Abstract
•Synthesis of single phase Sn-doped ZnO thin films with high Sn content up to 10%.•Grain size determined by SEM analysis increases with increasing Sn content.•Preferred orientation was found to be sensitive to Sn content.•Optical band gap Eg increases with increasing Sn content.•Optimal doping seems to be 4%, enhanced crystallinity and transmittance.
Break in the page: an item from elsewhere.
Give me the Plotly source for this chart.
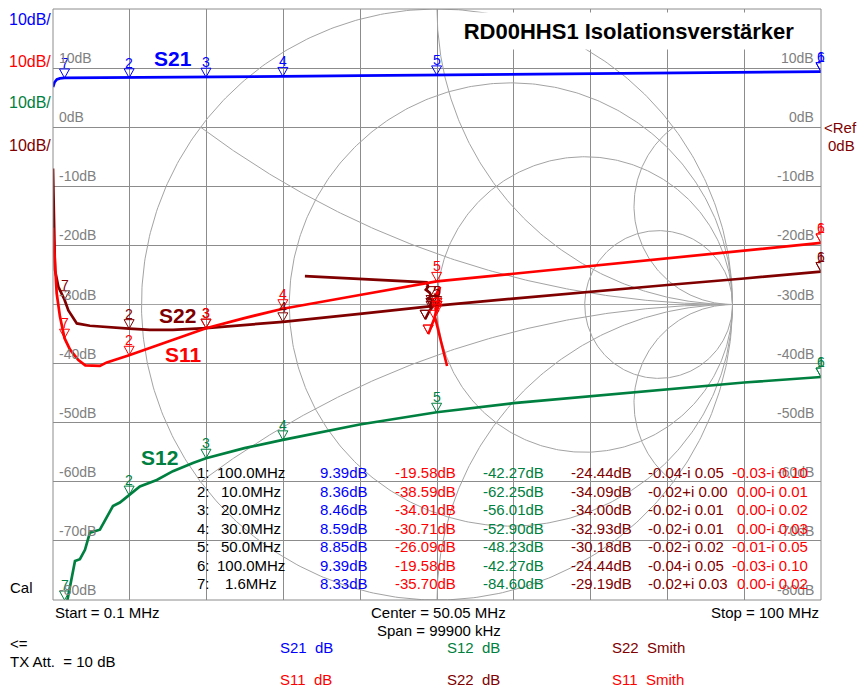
import numpy as np
import plotly.graph_objects as go

# ---------------- data ----------------
f_s21 = [0.1, 0.3, 0.6, 1.0, 1.6, 3.0, 5.0, 10, 11, 15, 20, 25, 30, 40, 50, 60, 70, 80, 90, 100]
s21_db = [6.8, 7.6, 8.1, 8.25, 8.33, 8.34, 8.35, 8.36, 8.4, 8.43, 8.46, 8.52, 8.59, 8.72, 8.85, 8.96, 9.07, 9.17, 9.28, 9.39]

f_s11 = [0.1, 0.36, 0.58, 1.0, 1.6, 2.3, 3.4, 4.3, 6.2, 7.1, 10, 15, 20, 25, 30, 40, 50, 60, 70, 80, 90, 100]
s11_db = [-17.0, -23.6, -28.1, -32.0, -35.7, -37.6, -39.4, -40.3, -40.4, -39.8, -38.59, -36.3, -34.01, -32.3,
          -30.71, -28.4, -26.09, -24.8, -23.5, -22.2, -20.9, -19.58]

f_s22 = [0.1, 0.27, 0.36, 0.8, 1.6, 2.1, 3.2, 4.9, 8.4, 10, 12.7, 15.7, 20, 25, 30, 40, 50, 60, 70, 80, 90, 100]
s22_db = [-7.0, -16.8, -24.2, -27.0, -29.19, -31.0, -33.2, -33.6, -34.0, -34.09, -34.3, -34.3, -34.0, -33.5,
          -32.93, -31.6, -30.18, -29.0, -27.8, -26.7, -25.6, -24.44]

f_s12 = [0.1, 0.5, 1.0, 1.6, 1.9, 2.5, 2.96, 3.6, 4.26, 4.9, 6.2, 7.9, 8.8, 10, 11.4, 13.6, 15.7, 18.3, 20,
         25, 30, 40, 50, 60, 70, 80, 90, 100]
s12_db = [-95, -92, -88, -84.6, -80.5, -76.5, -73.4, -73.1, -71.5, -68.6, -68.1, -64.1, -63.5, -62.25, -60.8,
          -59.7, -58.2, -56.8, -56.01, -54.3, -52.9, -50.3, -48.23, -46.7, -45.5, -44.3, -43.2, -42.27]

# Smith traces (reflection coefficient, real / imag)
s22_sm_re = [-0.447, -0.035, -0.030, -0.038, -0.025, -0.020, -0.030, -0.015, -0.020, -0.022, -0.018,
             -0.020, -0.020, -0.025, -0.030, -0.035, -0.040]
s22_sm_im = [0.096, 0.075, 0.060, 0.050, 0.040, 0.030, 0.020, 0.015, 0.005, 0.000, -0.005,
             -0.010, -0.015, -0.020, -0.030, -0.040, -0.050]
s11_sm_re = [0.034, -0.007, 0.010, -0.005, 0.008, 0.000, 0.005, -0.004, 0.002, 0.000, 0.000,
             -0.005, -0.010, -0.015, -0.020, -0.025, -0.030]
s11_sm_im = [-0.208, -0.042, 0.060, 0.030, 0.010, -0.020, 0.015, 0.000, -0.010, -0.015, -0.020,
             -0.030, -0.050, -0.060, -0.075, -0.090, -0.100]

# Marker table
mk_index = ["1:", "2:", "3:", "4:", "5:", "6:", "7:"]
mk_num = ["1", "2", "3", "4", "5", "6", "7"]
mk_freq = [100.0, 10.0, 20.0, 30.0, 50.0, 100.0, 1.6]
mk_freq_lbl = ["100.0MHz", "10.0MHz", "20.0MHz", "30.0MHz", "50.0MHz", "100.0MHz", "1.6MHz"]
mk_s21 = [9.39, 8.36, 8.46, 8.59, 8.85, 9.39, 8.33]
mk_s11 = [-19.58, -38.59, -34.01, -30.71, -26.09, -19.58, -35.70]
mk_s12 = [-42.27, -62.25, -56.01, -52.90, -48.23, -42.27, -84.60]
mk_s22 = [-24.44, -34.09, -34.00, -32.93, -30.18, -24.44, -29.19]
mk_s22_re = [-0.04, -0.02, -0.02, -0.02, -0.02, -0.04, -0.02]
mk_s22_im = [-0.05, 0.00, -0.01, -0.01, -0.02, -0.05, 0.03]
mk_s11_re = [-0.03, 0.00, 0.00, 0.00, -0.01, -0.03, 0.00]
mk_s11_im = [-0.10, -0.01, -0.02, -0.03, -0.05, -0.10, -0.02]

db_ticks = [10, 0, -10, -20, -30, -40, -50, -60, -70, -80]
smith_r = [0, 1/3, 1, 3]
smith_x = [1/3, 1, 3, -1/3, -1, -3]

# ---------------- styling ----------------
BLUE, RED, GREEN, DRED = "#0000ff", "#ff0000", "#008040", "#800000"
GRID, SMITH_C, LBL = "#8c8c8c", "#a3a3a3", "#808080"
FONT = "Liberation Sans, Arial, sans-serif"

W, H = 858, 691
L, R, T, B = 53, 821, 9, 600


def px(xp):
    return (xp - L) / (R - L)


def py(yp):
    return (B - yp) / (B - T)


fig = go.Figure()


def arc(re, im):
    fig.add_trace(go.Scatter(x=re, y=im, mode="lines", line=dict(color=SMITH_C, width=1),
                             hoverinfo="skip", showlegend=False, xaxis="x", yaxis="y"))


# Smith chart background grid (on Gamma axes)
t = np.linspace(0, 2 * np.pi, 500)
for r in smith_r:
    c, rad = r / (1 + r), 1 / (1 + r)
    arc(c + rad * np.cos(t), rad * np.sin(t))
rr = np.concatenate([[0.0], np.logspace(-3, 3, 500)])
for xv in smith_x:
    g = (rr + 1j * xv - 1) / (rr + 1j * xv + 1)
    arc(g.real, g.imag)
arc([-1, 1], [0, 0])

# Smith traces
fig.add_trace(go.Scatter(x=s22_sm_re, y=s22_sm_im, mode="lines", line=dict(color=DRED, width=2.6),
                         hoverinfo="skip", showlegend=False, xaxis="x", yaxis="y"))
fig.add_trace(go.Scatter(x=s11_sm_re, y=s11_sm_im, mode="lines", line=dict(color=RED, width=2.6),
                         hoverinfo="skip", showlegend=False, xaxis="x", yaxis="y"))

# dB traces
for f, v, col in [(f_s12, s12_db, GREEN), (f_s22, s22_db, DRED), (f_s11, s11_db, RED), (f_s21, s21_db, BLUE)]:
    fig.add_trace(go.Scatter(x=f, y=v, mode="lines", line=dict(color=col, width=2.7),
                             hoverinfo="skip", showlegend=False, xaxis="x2", yaxis="y2"))

shapes = []
ann = []

TRI = "M-5,9 L5,9 L0,0 Z"


def marker(x, y, xref, yref, col, num):
    shapes.append(dict(type="path", xref=xref, yref=yref, xsizemode="pixel", ysizemode="pixel",
                       xanchor=x, yanchor=y, path=TRI, line=dict(color=col, width=1)))
    ann.append(dict(x=x, y=y, xref=xref, yref=yref, text=num, showarrow=False, yshift=15,
                    xanchor="center", yanchor="middle", font=dict(family=FONT, size=14, color=col)))


for vals, col in [(mk_s12, GREEN), (mk_s22, DRED), (mk_s11, RED), (mk_s21, BLUE)]:
    for i in range(7):
        v = min(max(vals[i], -80), 20)
        marker(mk_freq[i], v, "x2", "y2", col, mk_num[i])
for re_, im_, col in [(mk_s22_re, mk_s22_im, DRED), (mk_s11_re, mk_s11_im, RED)]:
    for i in range(7):
        shapes.append(dict(type="path", xref="x", yref="y", xsizemode="pixel", ysizemode="pixel",
                           xanchor=re_[i], yanchor=im_[i], path=TRI, line=dict(color=col, width=1)))

# frame
shapes.append(dict(type="rect", xref="paper", yref="paper", x0=0, x1=1, y0=0, y1=1,
                   line=dict(color=GRID, width=1), layer="above"))


def text(xp, yp, s, col="black", size=15, xa="left", bold=False, **kw):
    ann.append(dict(x=px(xp), y=py(yp), xref="paper", yref="paper", text=(f"<b>{s}</b>" if bold else s),
                    showarrow=False, xanchor=xa, yanchor="middle",
                    font=dict(family=FONT, size=size, color=col), **kw))


# gray dB labels inside plot
for v in db_ticks:
    lab = f"{v}dB"
    ann.append(dict(x=px(57), y=v, xref="paper", yref="y2", text=lab, showarrow=False, xanchor="left",
                    yanchor="bottom", font=dict(family=FONT, size=14, color=LBL)))
    ann.append(dict(x=px(816), y=v, xref="paper", yref="y2", text=lab, showarrow=False, xanchor="right",
                    yanchor="bottom", font=dict(family=FONT, size=14, color=LBL)))

# scale labels at left
for yp, col in [(19, BLUE), (61, RED), (102, GREEN), (146, DRED)]:
    text(7, yp, "10dB/", col, size=16)
text(822, 127, "&lt;Ref", DRED, size=15)
text(826, 145, "0dB", DRED, size=15)
text(8, 587, "Cal", "black", size=15)

# title
ann.append(dict(x=px(629), y=py(31), xref="paper", yref="paper",
                text="<b>RD00HHS1 Isolationsverstärker</b>", showarrow=False,
                xanchor="center", yanchor="middle", bgcolor="white", width=362, height=34,
                font=dict(family=FONT, size=22, color="black")))

# trace labels
text(152, 59, "S21", BLUE, size=21, bold=True)
text(157, 315, "S22", DRED, size=21, bold=True)
text(163, 354, "S11", RED, size=21, bold=True)
text(139, 457, "S12", GREEN, size=21, bold=True)

# marker table
def smith_str(re_, im_):
    return f"{re_:.2f}{'+' if im_ >= 0 else '-'}i {abs(im_):.2f}"


for i in range(7):
    yp = 472.5 + 18.5 * i
    text(195, yp, mk_index[i])
    text(251, yp, mk_freq_lbl[i], xa="center")
    text(370, yp, f"{mk_s21[i]:.2f}dB", BLUE, xa="right")
    text(458, yp, f"{mk_s11[i]:.2f}dB", RED, xa="right")
    text(546, yp, f"{mk_s12[i]:.2f}dB", GREEN, xa="right")
    text(634, yp, f"{mk_s22[i]:.2f}dB", DRED, xa="right")
    text(646, yp, smith_str(mk_s22_re[i], mk_s22_im[i]), DRED, xa="left")
    text(810, yp, smith_str(mk_s11_re[i], mk_s11_im[i]), RED, xa="right")

# footer
text(53, 612, "Start = 0.1 MHz")
text(438, 612, "Center = 50.05 MHz", xa="center")
text(439, 631, "Span = 99900 kHz", xa="center")
text(821, 612, "Stop = 100 MHz", xa="right")
text(8, 643, "&lt;=")
text(8, 661, "TX Att.  = 10 dB")
text(278, 647, "S21  dB", BLUE)
text(278, 679, "S11  dB", RED)
text(445, 647, "S12  dB", GREEN)
text(445, 679, "S22  dB", DRED)
text(610, 647, "S22  Smith", DRED)
text(610, 679, "S11  Smith", RED)

half = (R - L) / (B - T)  # aspect so that Smith chart is circular
fig.update_layout(
    width=W, height=H,
    margin=dict(l=L, r=W - R, t=T, b=H - B, pad=0),
    paper_bgcolor="white", plot_bgcolor="white", showlegend=False,
    xaxis=dict(range=[-half, half], visible=False, fixedrange=True),
    yaxis=dict(range=[-1, 1], visible=False, fixedrange=True),
    xaxis2=dict(range=[0.1, 100], overlaying="x", anchor="y2", tick0=0.1, dtick=9.99, showgrid=True,
                gridcolor=GRID, gridwidth=1, showticklabels=False, ticks="", zeroline=False, showline=False),
    yaxis2=dict(range=[-80, 20], overlaying="y", anchor="x2", dtick=10, showgrid=True,
                gridcolor=GRID, gridwidth=1, showticklabels=False, ticks="", zeroline=False, showline=False),
    shapes=shapes, annotations=ann,
)

fig.write_html("out.html", config={"displayModeBar": False})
Transparent and conductive Sn–ZnO films were successfully doped up to higher concentration of 10wt% by spray pyrolysis on glass substrates. Structural, microstructural, and optical characterizations were carried out. All the films crystallise within the würtzite hexagonal structure, confirming successful Sn doping, but with different preferred orientation depending on Sn concentration. Despite these differences, the thin films show enhanced crystalline properties up to 8% of Sn, in agreement with SEM images that reveal grains with regular shape and sharp edges. In disagreements with reported data, the increase in Sn concentration improves the crystalline properties and increases the grain size, i.e. 20–200nm. It is important to note that only at high doping level of 10%, the crystalline properties are slightly degraded. In line with this observation, the Urbach tail energy of 10% film reaches a value of 145meV which is attributed to a disorder in the film structural and crystalline properties. Finally, the optical band gap was found to increase with increasing Sn up to 6% followed with a slight decrease at higher Sn concentration. The shift in the bad gap energy with Sn doping is discussed in terms of widening due to Burstein–Moss effect and narrowing due to many-body effect. It is found that 4% seems to be the optimal doping concentration for Sn-doped ZnO films, with enhanced crystalline and structural properties, and with a transmittance similar or even higher than un-doped ZnO film.